If approval is obtained for the three-year project, claimed to be biggest US railroad project in a century, the DM&E could begin laying rail by as early as May.
The Federal Railroad Administration has 90 days to decide whether to approve the loan once the application is filed. The agency’s loan rules were amended this year as part of a new $US286 billion transportation Bill.
"It is not something that costs the Federal Government money and it's not something that puts the Federal Government at risk,” DM&E chief executive Kevin Schieffer said.
“We have to put up collateral for it, and the collateral has to meet the loan amount.
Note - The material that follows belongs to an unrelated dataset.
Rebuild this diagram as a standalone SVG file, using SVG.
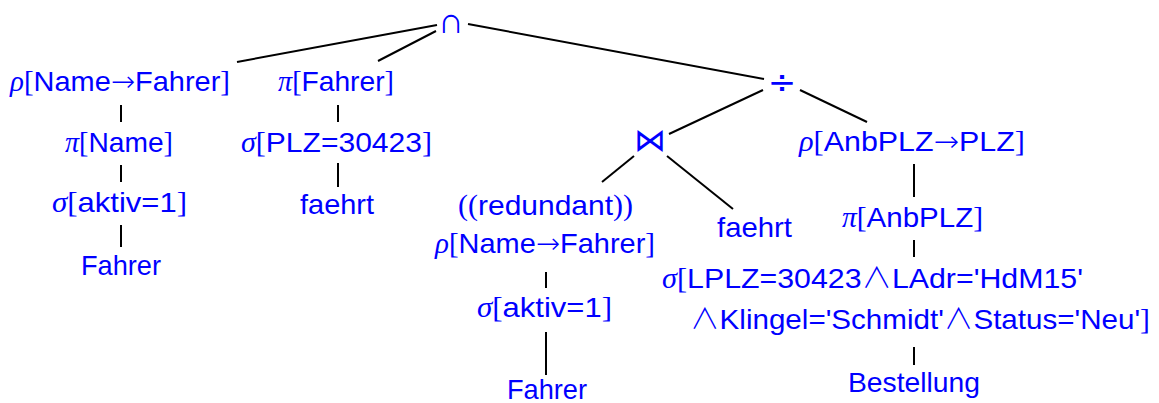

And if it doesn't meet the loan amount, then we have to come up with a credit risk premium, which is basically, you're buying insurance to make sure it's repaid."
Plans include rebuilding DM&E's 970 kilometres of track through South Dakota and Minnesota, upgrading about 320km on sister line the Iowa Chicago & Eastern Railroad, and building 450km of new line into the Powder River Basin coal fields.
The expansion would allow the line to haul 100 million tons of coal a year from Wyoming to eastern power plants.
Rail companies servicing Powder River Basin coal producers – Union Pacific Corp. and Burlington Northern Santa Fe – have struggled to provide enough capacity to meet growing demand and are still recovering from two major derailments this year.
The project faces some opposition from landowners, environmental groups and towns that don’t want to see rail lines go through. But according to Schieffer, if the loan is approved the project would help rail service and congestion issues across the country.
The project would proceed in several stages, including the $US1.4 billion reconstruction of the existing line and the $US1.1 billion building of new rail.